Le droit français face aux plateformes numériques de participation du public

Maxime de la Bruyère, Saïdou Diop et Loreline Dourneau
Doctorants contractuels à l’Institut Louis Favoreu, Aix-Marseille Université
L’article analyse le droit français en matière de participation du public à une décision de l’autorité publique via l’outil numérique. Malgré la prolifération des plateformes officielles de participation, le droit interdit d’y recourir dans les procédures de délégation du pouvoir décisionnel. En outre, le numérique appelle des normes spécifiques : cet outil, irréductible à une simple modalité de la procédure, engage des choix de modalités techniques. À la charnière de ces constats, la question est de savoir si le droit en vigueur saisit les procédures numériques de participation. Le principe démocratique est ici concerné : sa concrétisation, en effet, dépend de l’association effective des destinataires des normes à leur production et du contrôle des actions de l’autorité publique et des procédures de participation qu’elle met en œuvre. Or, l’étude démontre les lacunes du droit applicable à la mise en œuvre numérique des procédures de participation du public du fait de la diversité des règles applicables et de leur manque de spécificité. This article analyses French law governing public participation in public authority decision-making via digital means. Despite the proliferation of official digital participation platforms, the law prohibits their use in decision-making delegation procedures. Furthermore, digital technology calls for specific standards : this tool, which cannot be reduced to a simple procedural modality, requires choices to be made about technical methods.
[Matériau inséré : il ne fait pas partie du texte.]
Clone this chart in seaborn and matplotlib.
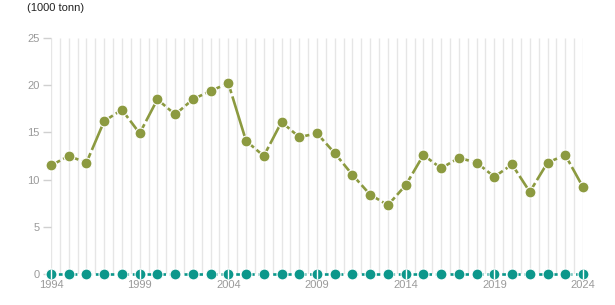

At the juncture of these observations, the question is to know whether the law in force grasps digital participation procedures. This raises an issue of democratic principle. Its achievement requires the effective involvement of stakeholders in the production of standards as well as the monitoring of the actions of public authorities and of the participation procedures it implements. However, this paper shows the shortcomings of the law applicable to the digitization of public participation procedure due to the diversity of the applicable rules and their lack of specificity.
De manière large, une plateforme numérique de participation peut s’entendre comme un lieu dématérialisé de mise en relation entre plusieurs personnes. Notre approche se concentre sur les plateformes mises en œuvre dans le but d’une participation à une décision de l’autorité publique, plateformes s’étant multipliées ces dernières années, confirmant un mouvement d’institutionnalisation par la personne publique de la démocratie participative. Dans la suite de cet exposé, nous entendrons donc l’expression plateforme de participation du public comme tout lieu dématérialisé qui se fait support de la mise en relation du public avec l’autorité publique décisionnaire dans le cadre d’une procédure institutionnalisée. Le plus souvent, la personne publique sollicite le public destinataire de sa future décision pour connaître son avis sur son contenu mais existent également des mécanismes qui ouvrent au public la possibilité d’être à l’initiative de la procédure, la pétition étant ici l’exemple emblématique.
Cette approche implique ainsi de laisser de côté toutes les plateformes de participation échappant à l’institutionnalisation publique, les réseaux sociaux notamment. Elle implique également d’écarter les sites internet officiels ayant comme objectif la mise à disposition d’informations aux administrés. Les plateformes qui intéressent ce travail, en effet, n’ont pas pour visée la seule mise à disposition d’informations ni la seule invitation à l’exposition d’opinions plurielles, mais la production d’un résultat : elles recueillent des données de contribution et elles les traitent, minimalement les classent (que les deux dimensions soient synchrones ou distinctes, elles existent). Ces plateformes, qu’elles servent la participation au niveau local ou au niveau national, peuvent avoir été élaborées par un prestataire privé voire, très rarement, relever intégralement du secteur privé lorsque le droit prévoit des mécanismes habilitant les autorités publiques à les agréer. L’avis du Comité scientifique

L’étude constate qu’alors même que les plateformes numériques de participation du public sont valorisées et présentées comme un outil de participation susceptible de remédier à la crise de la démocratie participative, le droit positif est, en la matière, à la fois lacunaire, morcelé et partiel. Elle invite à une clarification des règles en la matière, afin de satisfaire l’exigence de transparence de l’action publique et envisage l’hypothèse d’une codification du droit de la participation du public, à droit constant comme à droit réformatoire. Le recours aux plateformes numériques de participation du public ne serait plus seulement un gadget entre les mains des autorités normatives afin de légitimer l’action publique ; elle deviendrait la concrétisation de l’exigence posée par l’article 6 de la Déclaration de 1789 selon laquelle « Tous les Citoyens ont droit de concourir personnellement, ou par leurs Représentants à la formation de la loi ».

Ariane VIDAL-NAQUET

Professeure de droit public à l’Université Aix-Marseille

Le développement de ces plateformes va de pair avec un discours valorisant un renouveau démocratique, la participation étant alors présentée comme une solution à ce qui est repéré comme une « crise » du régime représentatif. Cependant, participation ne signifie pas nécessairement décision, ni même codécision, bien au contraire.